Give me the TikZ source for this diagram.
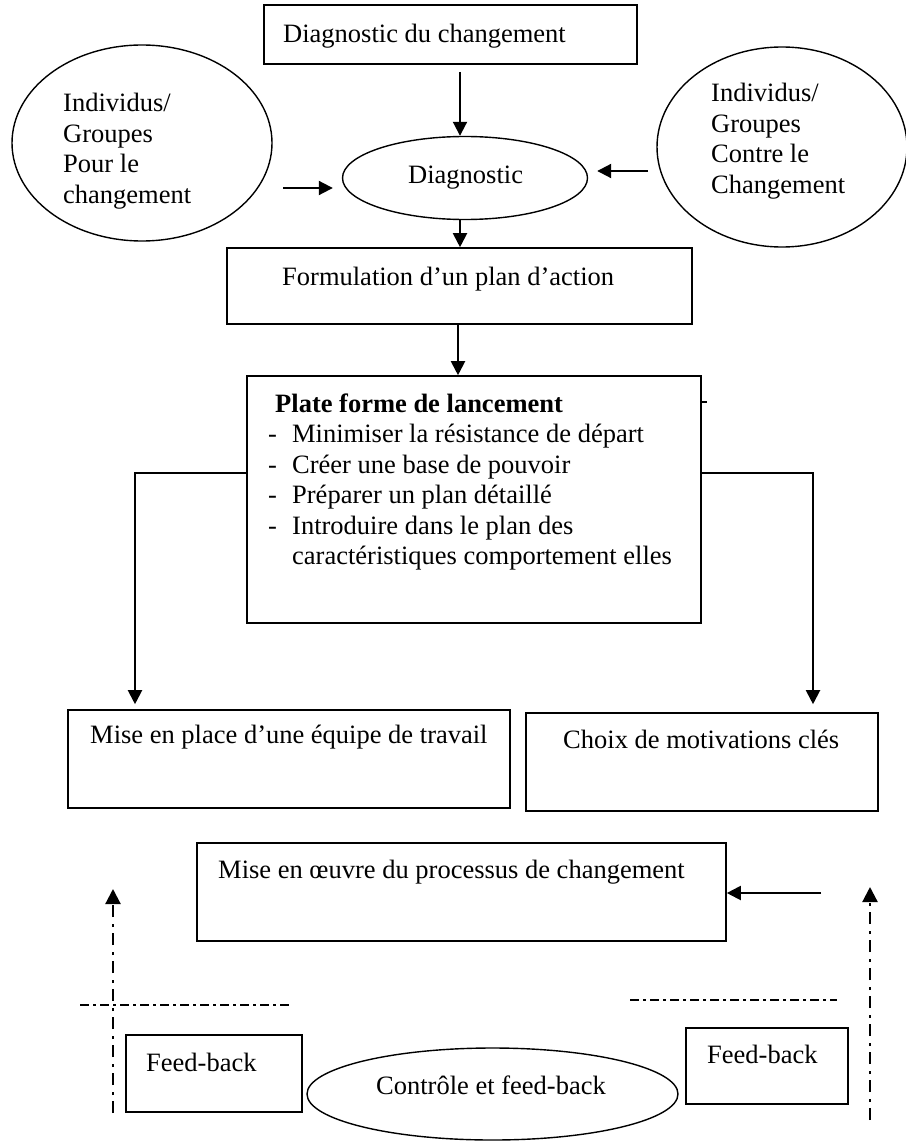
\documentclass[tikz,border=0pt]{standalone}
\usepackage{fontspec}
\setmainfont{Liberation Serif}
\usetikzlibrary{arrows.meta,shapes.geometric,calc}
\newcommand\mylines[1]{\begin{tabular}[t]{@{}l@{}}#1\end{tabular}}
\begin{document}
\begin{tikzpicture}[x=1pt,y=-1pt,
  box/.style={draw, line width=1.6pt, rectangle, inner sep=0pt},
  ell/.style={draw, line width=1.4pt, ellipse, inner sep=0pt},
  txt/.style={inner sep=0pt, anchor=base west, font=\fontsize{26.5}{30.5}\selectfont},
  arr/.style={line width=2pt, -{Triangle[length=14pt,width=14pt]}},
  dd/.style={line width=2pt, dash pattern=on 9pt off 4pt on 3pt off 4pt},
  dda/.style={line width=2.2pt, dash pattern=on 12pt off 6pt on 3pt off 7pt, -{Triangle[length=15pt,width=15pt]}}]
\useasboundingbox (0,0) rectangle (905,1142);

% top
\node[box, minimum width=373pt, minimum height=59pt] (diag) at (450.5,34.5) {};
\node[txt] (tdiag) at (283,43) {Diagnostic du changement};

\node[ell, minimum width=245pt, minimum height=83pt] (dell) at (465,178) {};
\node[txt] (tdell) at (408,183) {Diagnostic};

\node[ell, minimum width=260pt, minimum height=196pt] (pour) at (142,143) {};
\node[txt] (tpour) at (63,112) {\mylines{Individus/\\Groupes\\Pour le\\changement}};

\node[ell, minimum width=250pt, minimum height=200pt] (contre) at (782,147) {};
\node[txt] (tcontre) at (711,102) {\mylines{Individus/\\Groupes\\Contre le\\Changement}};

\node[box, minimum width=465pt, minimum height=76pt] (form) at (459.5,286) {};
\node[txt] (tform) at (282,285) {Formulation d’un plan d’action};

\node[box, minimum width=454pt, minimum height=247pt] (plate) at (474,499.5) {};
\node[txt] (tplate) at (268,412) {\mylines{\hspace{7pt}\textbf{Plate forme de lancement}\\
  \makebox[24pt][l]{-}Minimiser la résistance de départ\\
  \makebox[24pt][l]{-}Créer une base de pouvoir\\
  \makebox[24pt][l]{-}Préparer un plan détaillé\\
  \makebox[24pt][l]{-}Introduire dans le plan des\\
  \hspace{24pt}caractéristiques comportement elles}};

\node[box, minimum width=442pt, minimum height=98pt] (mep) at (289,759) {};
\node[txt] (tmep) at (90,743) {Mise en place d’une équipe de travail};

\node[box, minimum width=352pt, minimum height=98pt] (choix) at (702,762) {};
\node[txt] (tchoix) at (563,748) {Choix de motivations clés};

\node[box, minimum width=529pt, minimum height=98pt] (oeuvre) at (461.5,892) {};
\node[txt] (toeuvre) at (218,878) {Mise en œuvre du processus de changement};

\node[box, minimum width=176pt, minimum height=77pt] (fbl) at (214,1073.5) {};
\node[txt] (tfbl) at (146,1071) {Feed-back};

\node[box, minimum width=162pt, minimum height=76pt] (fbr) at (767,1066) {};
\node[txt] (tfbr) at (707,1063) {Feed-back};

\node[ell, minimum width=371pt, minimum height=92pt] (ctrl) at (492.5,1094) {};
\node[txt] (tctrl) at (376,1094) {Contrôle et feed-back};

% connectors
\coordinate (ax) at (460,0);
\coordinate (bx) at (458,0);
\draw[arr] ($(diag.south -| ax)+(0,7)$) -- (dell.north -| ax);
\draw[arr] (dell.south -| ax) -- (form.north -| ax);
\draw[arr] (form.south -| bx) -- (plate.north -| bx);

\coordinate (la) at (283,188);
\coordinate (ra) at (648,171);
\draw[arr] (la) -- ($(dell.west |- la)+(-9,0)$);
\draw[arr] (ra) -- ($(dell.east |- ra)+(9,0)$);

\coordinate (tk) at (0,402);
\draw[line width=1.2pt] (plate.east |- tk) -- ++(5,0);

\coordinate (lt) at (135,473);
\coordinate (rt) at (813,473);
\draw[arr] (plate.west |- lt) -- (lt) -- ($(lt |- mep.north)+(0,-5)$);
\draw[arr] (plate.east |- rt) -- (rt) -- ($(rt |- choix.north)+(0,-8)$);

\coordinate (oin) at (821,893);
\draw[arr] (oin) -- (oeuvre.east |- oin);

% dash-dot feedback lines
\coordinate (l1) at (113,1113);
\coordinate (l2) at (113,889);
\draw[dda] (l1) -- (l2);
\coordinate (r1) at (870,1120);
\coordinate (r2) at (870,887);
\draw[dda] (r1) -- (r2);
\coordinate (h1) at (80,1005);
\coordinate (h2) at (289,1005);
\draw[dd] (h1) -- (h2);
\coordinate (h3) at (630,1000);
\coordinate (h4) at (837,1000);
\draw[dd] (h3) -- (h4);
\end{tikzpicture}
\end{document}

**Given instruction:**
Starting with the first line of the data above and ending with the line containing "(0,0) rectangle (905,1142);", please restate every line exactly, leaving images out.

**Answer to the task:**
Give me the TikZ source for this diagram.
\documentclass[tikz,border=0pt]{standalone}
\usepackage{fontspec}
\setmainfont{Liberation Serif}
\usetikzlibrary{arrows.meta,shapes.geometric,calc}
\newcommand\mylines[1]{\begin{tabular}[t]{@{}l@{}}#1\end{tabular}}
\begin{document}
\begin{tikzpicture}[x=1pt,y=-1pt,
  box/.style={draw, line width=1.6pt, rectangle, inner sep=0pt},
  ell/.style={draw, line width=1.4pt, ellipse, inner sep=0pt},
  txt/.style={inner sep=0pt, anchor=base west, font=\fontsize{26.5}{30.5}\selectfont},
  arr/.style={line width=2pt, -{Triangle[length=14pt,width=14pt]}},
  dd/.style={line width=2pt, dash pattern=on 9pt off 4pt on 3pt off 4pt},
  dda/.style={line width=2.2pt, dash pattern=on 12pt off 6pt on 3pt off 7pt, -{Triangle[length=15pt,width=15pt]}}]
\useasboundingbox (0,0) rectangle (905,1142);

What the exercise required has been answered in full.